安保関連法案の成立求めた参考人・中山石垣市長の発言歪める毎日

◆異論封じの朝日社説

 「(朝日記者は)どれほどの国語能力を持っていたのか。朝日の入社試験を受けたことがないから知らないが、相当の国語能力がないと採用されないのではないか」

 地方創生担当相の石破茂氏の言である。昨年9月、朝日が東京電力福島第1原発事故の「吉田調書」をめぐる報道を誤報と認めた際、テレビ番組で述べた。むろん皮肉だ。どう見ても読み誤りようがない「吉田調書」を朝日が誤報と言い訳したからだ。

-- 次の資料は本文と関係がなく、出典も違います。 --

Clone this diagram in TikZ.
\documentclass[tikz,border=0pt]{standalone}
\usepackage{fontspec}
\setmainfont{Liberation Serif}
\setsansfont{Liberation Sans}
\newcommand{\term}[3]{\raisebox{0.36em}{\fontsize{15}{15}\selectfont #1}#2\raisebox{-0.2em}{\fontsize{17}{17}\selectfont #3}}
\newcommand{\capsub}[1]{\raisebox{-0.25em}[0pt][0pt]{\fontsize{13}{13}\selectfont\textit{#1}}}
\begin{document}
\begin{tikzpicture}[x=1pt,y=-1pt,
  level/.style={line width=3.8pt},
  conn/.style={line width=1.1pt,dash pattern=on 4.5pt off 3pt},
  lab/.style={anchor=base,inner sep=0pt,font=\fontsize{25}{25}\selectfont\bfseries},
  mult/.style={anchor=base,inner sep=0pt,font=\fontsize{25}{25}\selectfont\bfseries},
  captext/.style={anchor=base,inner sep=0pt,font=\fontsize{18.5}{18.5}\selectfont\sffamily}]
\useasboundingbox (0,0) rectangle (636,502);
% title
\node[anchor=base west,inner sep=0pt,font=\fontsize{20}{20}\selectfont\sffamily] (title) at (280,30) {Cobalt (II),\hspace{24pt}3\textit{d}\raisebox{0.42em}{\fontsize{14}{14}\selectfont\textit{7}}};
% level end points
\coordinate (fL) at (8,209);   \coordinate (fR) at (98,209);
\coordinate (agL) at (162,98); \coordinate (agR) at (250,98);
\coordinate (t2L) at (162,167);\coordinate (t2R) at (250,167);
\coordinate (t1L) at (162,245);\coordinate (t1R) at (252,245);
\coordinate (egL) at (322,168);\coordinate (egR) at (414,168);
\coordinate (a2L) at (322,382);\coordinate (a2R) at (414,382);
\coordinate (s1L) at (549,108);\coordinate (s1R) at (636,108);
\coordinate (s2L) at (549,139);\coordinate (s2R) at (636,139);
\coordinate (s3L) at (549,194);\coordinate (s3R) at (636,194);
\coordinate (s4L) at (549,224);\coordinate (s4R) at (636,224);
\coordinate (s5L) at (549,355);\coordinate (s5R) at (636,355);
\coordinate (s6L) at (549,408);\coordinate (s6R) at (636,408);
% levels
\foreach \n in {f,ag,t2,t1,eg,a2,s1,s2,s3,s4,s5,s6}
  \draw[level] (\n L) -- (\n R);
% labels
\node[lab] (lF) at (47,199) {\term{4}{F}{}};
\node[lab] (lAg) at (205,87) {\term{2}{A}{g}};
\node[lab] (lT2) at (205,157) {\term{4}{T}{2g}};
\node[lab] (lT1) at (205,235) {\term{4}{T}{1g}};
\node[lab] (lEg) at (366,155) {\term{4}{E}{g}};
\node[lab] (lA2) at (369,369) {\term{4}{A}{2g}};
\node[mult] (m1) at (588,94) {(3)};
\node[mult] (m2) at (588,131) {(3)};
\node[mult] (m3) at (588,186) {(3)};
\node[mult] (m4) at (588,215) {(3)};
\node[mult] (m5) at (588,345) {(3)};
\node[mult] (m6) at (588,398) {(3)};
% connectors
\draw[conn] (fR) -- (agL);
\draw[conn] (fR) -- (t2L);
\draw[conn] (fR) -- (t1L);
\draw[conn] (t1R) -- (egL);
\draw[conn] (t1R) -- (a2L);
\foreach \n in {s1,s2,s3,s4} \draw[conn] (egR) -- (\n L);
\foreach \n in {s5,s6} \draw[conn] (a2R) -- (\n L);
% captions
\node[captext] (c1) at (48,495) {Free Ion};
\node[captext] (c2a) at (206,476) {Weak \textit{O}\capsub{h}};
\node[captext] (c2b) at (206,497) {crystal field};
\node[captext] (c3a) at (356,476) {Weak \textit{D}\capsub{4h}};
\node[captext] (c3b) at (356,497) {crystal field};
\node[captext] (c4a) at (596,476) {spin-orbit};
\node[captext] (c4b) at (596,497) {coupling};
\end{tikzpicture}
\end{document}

 国語力ではなく、意図的に事実を捻(ね)じ曲げ中傷記事に仕立てあげた。多くの識者はそう解釈している。それをなしえた朝日記者はその意味で相当の国語力の持ち主だった。

 そんな国語力が安保関連法案をめぐる記事でも垣間見られる。6日に同法案を審議する衆院特別委員会の参考人質疑が沖縄県那覇市と埼玉県さいたま市で開かれ、与野党推薦の参考人が意見陳述した。このうち、那覇市で行われた参考人質疑では野党側は稲嶺進・名護市長、大田昌秀・元沖縄県知事ら、与党側は中山義隆・石垣市長と古謝景春・南城市長で、それぞれ賛否の意見を述べた。

 ところが、新聞によっては稲嶺名護市長ら野党側の意見は詳述するが、与党側は都合よくつまみ食いしたり、黙殺したりした。とりわけ尖閣諸島を所管する中山石垣市長の扱いがそうで「異論封じ」とすら思わせた。

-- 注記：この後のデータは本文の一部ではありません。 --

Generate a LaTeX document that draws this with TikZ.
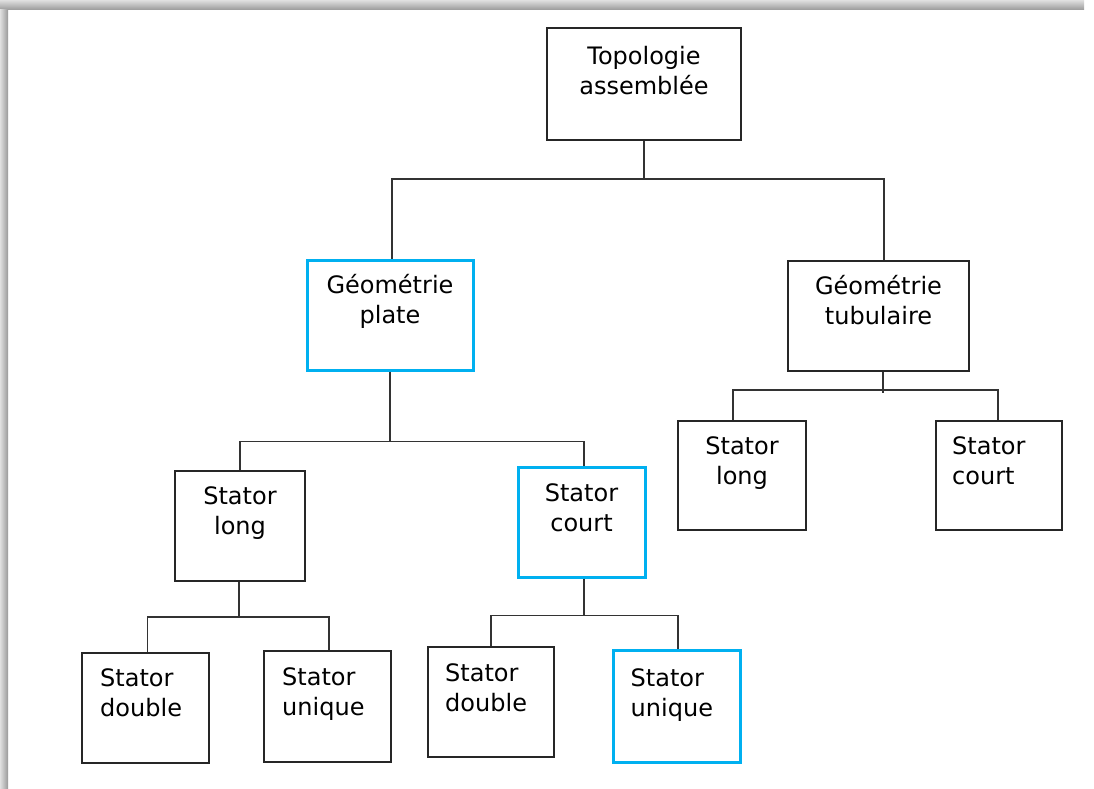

 その典型が「沖縄と安保 押しつけでなく対話を」と題する7日付朝日社説だ。反対派の稲嶺名護市長らの発言は長々と引用するが、賛成派の古謝南城市長の発言は「沖縄への無理解に対するいらだちにも似た思い」との部分だけを取りだし、発言の半分以上を占めた法案賛成論については書かない。中山氏の発言に至っては一言も触れない。

◆毎日「慎重」だけ強調

 毎日8日付社説「沖縄の不安 国会は誠実に向き合え」も、賛成派は話の端(つま)だ。中山市長については「『法案への理解が深まっているとはいえない』と慎重審議を求めざるを得なかった」と、「慎重」を強調する材料にしている。

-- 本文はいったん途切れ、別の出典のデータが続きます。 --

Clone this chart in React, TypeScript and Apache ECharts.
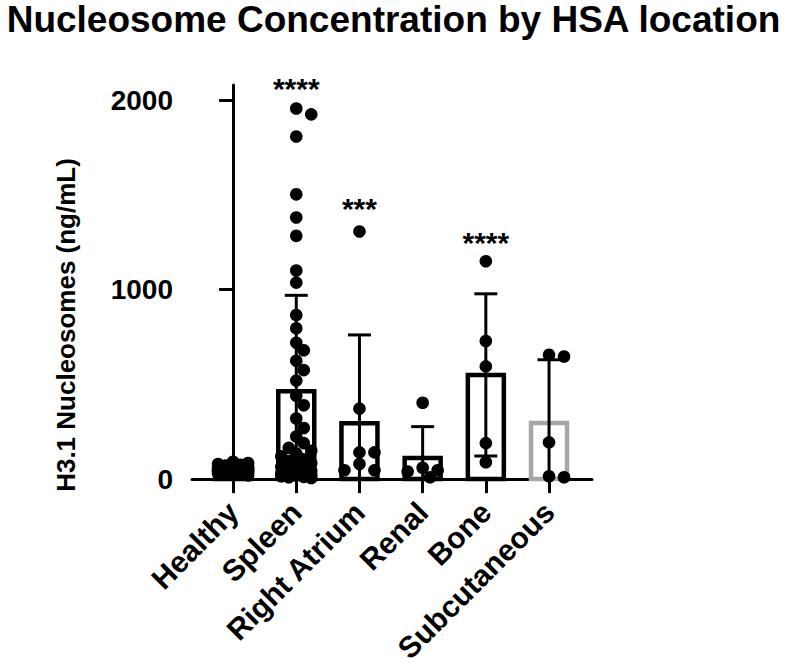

 新聞の書く「慎重」は法案廃案の代名詞だが、中山氏もその意味で「慎重」と表現したのだろうか。中山発言は沖縄タイムス7日付「参考人意見要約」に詳しく載っている。

 それによると、2010年の中国漁船衝突事件は地元にとって「大きな衝撃」で、それ以降、中国公船の領海侵犯が頻発、「日々の環境は悪化し、現実的な脅威になっている」と強調している。

 さらに12年4月の北朝鮮のミサイル発射実験ではその軌道が石垣島上空だったので「市民を震撼させ、これまでにない大きな出来事となった」とし、「政府は国境離島に生活する住民の安全、安心を確保するためにも、しっかりと対応いただきたい」と、法案の成立を求めた。

 その中に「法案への理解が深まっているとはいえない」との発言があるが、それは次のように続く。「なぜなら戦争法案とか、地球の裏側まで行って戦争ができるとか、言論の弾圧行為にくみするものではないが、報道圧力問題など、法案自体の本論から外れた論議がなされている」

 つまり、マスコミや野党の論議のすり替えで法案への理解が深まっていないと批判しているのだ。中山氏は意見の最後ではこう述べている。

 「マスコミ、メディアも中身を論じ、国民世論を喚起してほしい。今般の法案に国民の理解が深まることを期待し、また現在の国際情勢、わが国を取り巻く環境を踏まえ、法案成立に一定の理解を示し、国会で慎重を期した議論がなされ、成立されることを求める立場で私の意見を締めたい」

◆法案潰しにすり替え

 中山市長の「慎重」の意味は安保の本質的論議を安全保障関連法案の国会審議で行うことを指し、あくまでも法案成立を願っている。それが左派新聞に掛かると法案潰しのための「慎重」として使われる。

 かくして尖閣諸島などの島々が市内にある石垣市のような国境離島の切実な不安の声は封殺される。それが朝日や毎日の「対話」「誠実」の中身だ。大した国語力と言うほかあるまい。